Rationale: Though HP is appropriate for all ages, it truly is a children’s classic at heart and is inviting to children as well as young adults. I have taught the series in past education classes as examples of constructivist learning and the ways in which learning can be facilitated by a skilled educator to make it practical and memorable. I include it here as an example of the value of active learning and what can be accomplished with the things studied in school. The Sorcerer’s Stone, in particular, is outstanding at making this point, as classroom lessons seen throughout the story play a central role in retrieving the Stone before Voldemort can.
"At the new insect zoo, bugs were scribbling haiku. (The scorpion gave each a stinging review.)" (Sierra, 2004)
Book: Where the Sidewalk Ends by Shel Silverstein (1974) Classic children’s poet Silverstein explores the big and often mystifying world with humor and clever turn-of-phrase.
Rationale: As a product of a liberal arts education I see the value of all genres of text, including poetry. While Silverstein may not be high art, he certainly is entertaining. More importantly, his poetry provides alternative views on how the world works. One of the key elements of a higher education is cultivating an ability to think beyond the constraints of personal experience and to empathize with others. Silverstein’s poetry covers every possible topic, all from a perspective that makes any reader think about the nature of reality and other ways in which to approach a problem. This work can serve as an excellent transition to the study of more complex poetry such as my favorite, Childe Roland to the Dark Tower Came by Robert Browning (@1895) or other works that explore alternative perspectives and interpretations such as Camus’ The Plague (1947).
Moving Beyond Children’s Books
"When you visit the zoo now, you surely won’t mind if the animals seem just a bit hard to find- They are snug in their niches, their nests, and their nooks, Going wild, simply wild, about wonderful books." (Sierra, 2004)

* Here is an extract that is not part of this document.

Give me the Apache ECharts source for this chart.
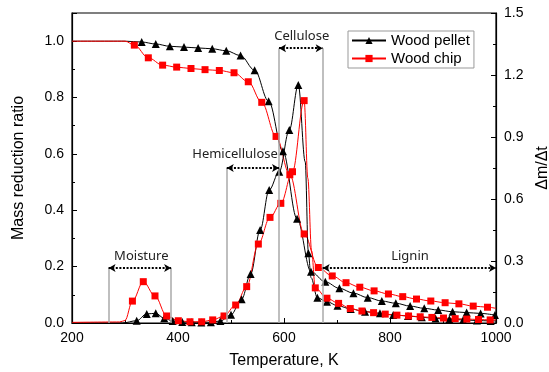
<!DOCTYPE html>
<html><head><meta charset="utf-8">
<script src="https://cdn.jsdelivr.net/npm/echarts@6/dist/echarts.min.js"></script>
<style>html,body{margin:0;padding:0;background:#fff}#c{width:549px;height:372px}</style>
</head><body><div id="c"></div>
<script>
// ---- Data ----
const xTicks = [200, 400, 600, 800, 1000];
const leftTicks = [0.0, 0.2, 0.4, 0.6, 0.8, 1.0];
const rightTicks = [0.0, 0.3, 0.6, 0.9, 1.2, 1.5];

// TG, wood pellet (left axis)
const pelletTgT = [200, 300, 331.5, 358, 384.7, 411.3, 438, 464.6, 491, 518, 544.6, 571, 598, 624.6, 651, 678, 704.6, 731, 758, 784.6, 811, 838, 864.6, 891, 918, 944.6, 971, 998];
const pelletTgV = [1.0, 1.0, 0.997, 0.99, 0.982, 0.979, 0.976, 0.973, 0.966, 0.949, 0.897, 0.787, 0.609, 0.37, 0.182, 0.146, 0.123, 0.106, 0.09, 0.078, 0.07, 0.06, 0.052, 0.046, 0.04, 0.037, 0.034, 0.028];
const pelletTgNoMark = [200, 300];

// TG, wood chip (left axis)
const chipTgT = [200, 300, 317.6, 344, 371, 397.5, 424.5, 451, 478, 505.7, 532.6, 558, 585, 611, 638, 664.7, 691, 717, 743, 770, 797, 824, 850, 877, 904, 930, 957, 984, 1000];
const chipTgV = [1.0, 1.0, 0.986, 0.941, 0.915, 0.908, 0.903, 0.899, 0.896, 0.888, 0.856, 0.783, 0.662, 0.526, 0.316, 0.197, 0.167, 0.143, 0.127, 0.114, 0.103, 0.0935, 0.085, 0.078, 0.072, 0.068, 0.06, 0.056, 0.052];
const chipTgNoMark = [200, 300, 1000];

// DTG, wood pellet (right axis)
const pelletDtgT = [200, 295, 322, 341, 358, 374, 390, 408, 426, 444, 462, 480, 500, 520, 537, 555, 572, 591, 610, 627, 640, 646, 651, 663, 681, 701, 726, 753, 781, 806, 834, 860, 886, 912, 938, 964, 990, 1000];
const pelletDtgV = [0, 0, 0.011, 0.044, 0.047, 0.023, 0.01, 0.005, 0.004, 0.003, 0.004, 0.01, 0.04, 0.115, 0.237, 0.45, 0.644, 0.732, 0.934, 1.152, 0.78, 0.337, 0.22, 0.122, 0.103, 0.084, 0.068, 0.055, 0.047, 0.039, 0.034, 0.028, 0.022, 0.018, 0.015, 0.012, 0.01, 0.01];
const pelletDtgNoMark = [200, 295, 640, 651, 1000];

// DTG, wood chip (right axis)
const chipDtgT = [200, 290, 300, 314, 334.5, 356.6, 378.6, 400.6, 422.6, 444.7, 465.5, 486.8, 508.8, 529.6, 551.6, 573.6, 594, 616, 638, 645, 652, 659, 681, 703, 725, 747, 769, 791, 813, 835, 857, 879, 901, 923, 945, 967, 989, 1000];
const chipDtgV = [0.003, 0.005, 0.012, 0.106, 0.2, 0.131, 0.034, 0.011, 0.006, 0.006, 0.015, 0.034, 0.087, 0.176, 0.382, 0.511, 0.579, 0.732, 1.076, 0.7, 0.35, 0.17, 0.12, 0.095, 0.07, 0.058, 0.05, 0.043, 0.038, 0.034, 0.03, 0.027, 0.024, 0.021, 0.019, 0.017, 0.015, 0.015];
const chipDtgNoMark = [200, 290, 300, 645, 652, 1000];

// Region annotations (temperature bounds, level on left axis)
const regionNames = ['Moisture', 'Hemicellulose', 'Cellulose', 'Lignin'];
const regionStart = [269, 492, 590.6, 673];
const regionEnd = [387, 590.6, 673, 1000];
const regionLevel = [0.195, 0.55, 0.975, 0.195];
const labelPos = [[330.8, 0.236], [507.6, 0.597], [633.4, 1.018], [837.7, 0.238]];
const boundaryT = [269, 387, 492, 590.6, 673];
const boundaryTop = [0.195, 0.195, 0.55, 0.975, 0.975];

// ---- Build ----
function build(T, V, noMark) {
  return T.map((t, i) => noMark.includes(t) ? {value: [t, V[i]], symbol: 'none'} : {value: [t, V[i]]});
}
const font = 'Liberation Sans, Arial, sans-serif';

const arrows = regionNames.map((n, i) => [{coord: [regionStart[i], regionLevel[i]]}, {coord: [regionEnd[i], regionLevel[i]]}]);
const vLines = boundaryT.map((t, i) => [{coord: [t, 0]}, {coord: [t, boundaryTop[i]]}]);

const chart = echarts.init(document.getElementById('c'));
const option = {
  animation: false,
  backgroundColor: '#fff',
  grid: {left: 72, right: 53, top: 13, bottom: 49, show: true, borderColor: '#000', borderWidth: 1.2,
    backgroundColor: 'transparent', containLabel: false, outerBoundsMode: 'none'},
  legend: {
    data: ['Wood pellet', 'Wood chip'],
    orient: 'vertical', left: 348, top: 31,
    itemWidth: 34, itemHeight: 9, itemGap: 3,
    padding: [2, 4, 2, 3],
    borderColor: '#999', borderWidth: 1,
    textStyle: {fontFamily: font, fontSize: 15, color: '#000'}
  },
  xAxis: {
    type: 'value', min: 200, max: 1000, interval: 200,
    name: 'Temperature, K', nameLocation: 'middle', nameGap: 30,
    nameTextStyle: {fontFamily: font, fontSize: 16, color: '#000'},
    axisLine: {lineStyle: {color: '#000', width: 1.2}},
    axisTick: {inside: true, length: 5, lineStyle: {color: '#000'}},
    minorTick: {show: true, splitNumber: 2, length: 3, lineStyle: {color: '#000'}},
    splitLine: {show: false},
    axisLabel: {fontFamily: font, fontSize: 14, color: '#000', margin: 8,
      formatter: v => xTicks.includes(v) ? String(v) : ''}
  },
  yAxis: [{
    type: 'value', min: 0, max: 1.1, interval: 0.2, position: 'left',
    name: 'Mass reduction ratio', nameLocation: 'middle', nameGap: 45,
    nameTextStyle: {fontFamily: font, fontSize: 16, color: '#000'},
    axisLine: {show: true, lineStyle: {color: '#000', width: 1.2}},
    axisTick: {show: true, inside: true, length: 5, lineStyle: {color: '#000'}},
    minorTick: {show: true, splitNumber: 2, length: 3, lineStyle: {color: '#000'}},
    splitLine: {show: false},
    axisLabel: {fontFamily: font, fontSize: 14, color: '#000', showMaxLabel: false,
      formatter: v => leftTicks.some(t => Math.abs(t - v) < 1e-6) ? v.toFixed(1) : ''}
  }, {
    type: 'value', min: 0, max: 1.5, interval: 0.3, position: 'right',
    name: 'Δm/Δt', nameLocation: 'middle', nameGap: 37,
    nameTextStyle: {fontFamily: font, fontSize: 16, color: '#000'},
    axisLine: {show: true, lineStyle: {color: '#000', width: 1.2}},
    axisTick: {show: true, inside: true, length: 5, lineStyle: {color: '#000'}},
    minorTick: {show: true, splitNumber: 2, length: 3, lineStyle: {color: '#000'}},
    splitLine: {show: false},
    axisLabel: {fontFamily: font, fontSize: 14, color: '#000',
      formatter: v => rightTicks.some(t => Math.abs(t - v) < 1e-6) ? v.toFixed(1) : ''}
  }],
  series: [
    {
      name: 'annot', type: 'line', data: [], yAxisIndex: 0, silent: true,
      markLine: {
        silent: true, animation: false,
        symbol: ['none', 'none'],
        label: {show: false},
        lineStyle: {color: '#aaa', width: 1.5, type: 'solid'},
        data: vLines
      }
    },
    {
      name: 'annot2', type: 'line', data: [], yAxisIndex: 0, silent: true,
      markLine: {
        silent: true, animation: false,
        symbol: ['arrow', 'arrow'], symbolSize: [6, 7],
        label: {show: false},
        lineStyle: {color: '#000', width: 1.8, type: [2, 1.6]},
        data: arrows
      },
      markPoint: {
        silent: true, animation: false,
        symbol: 'rect', symbolSize: 0,
        label: {show: true, position: 'inside', fontFamily: 'Noto Sans, Open Sans, sans-serif', fontSize: 13, color: '#222',
          formatter: p => p.name},
        data: regionNames.map((n, i) => ({name: n, coord: labelPos[i]}))
      }
    },
    {
      name: 'Wood pellet', type: 'line', yAxisIndex: 0,
      data: build(pelletTgT, pelletTgV, pelletTgNoMark),
      smooth: 0.35, smoothMonotone: 'x',
      symbol: 'triangle', symbolSize: 8,
      itemStyle: {color: '#000'}, lineStyle: {color: '#000', width: 1}, z: 3
    },
    {
      name: 'Wood chip', type: 'line', yAxisIndex: 0,
      data: build(chipTgT, chipTgV, chipTgNoMark),
      smooth: 0.35, smoothMonotone: 'x',
      symbol: 'rect', symbolSize: 7,
      itemStyle: {color: '#ff0000'}, lineStyle: {color: '#ff0000', width: 1}, z: 3
    },
    {
      name: 'Wood pellet', type: 'line', yAxisIndex: 1,
      data: build(pelletDtgT, pelletDtgV, pelletDtgNoMark),
      smooth: 0.35, smoothMonotone: 'x',
      symbol: 'triangle', symbolSize: 8,
      itemStyle: {color: '#000'}, lineStyle: {color: '#000', width: 1}, z: 3
    },
    {
      name: 'Wood chip', type: 'line', yAxisIndex: 1,
      data: build(chipDtgT, chipDtgV, chipDtgNoMark),
      smooth: 0.35, smoothMonotone: 'x',
      symbol: 'rect', symbolSize: 7,
      itemStyle: {color: '#ff0000'}, lineStyle: {color: '#ff0000', width: 1}, z: 3
    }
  ]
};
chart.setOption(option);
</script>
</body></html>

Having looked more closely at some of the works that academics commonly turned up their noses at as "children’s books" it becomes clear why so many of these works remain college students’ favorites well beyond when adults think they cease being appropriate. All of them contain rich content, engaging writing, and stories that inspire and surprise. And these are just a few of the amazing children’s books available to all young people. The trick for colleges and universities is in validating the love of these books and helping students transition into an appreciation of all the other great works of literature that are available to them and that they will be introduced to in college.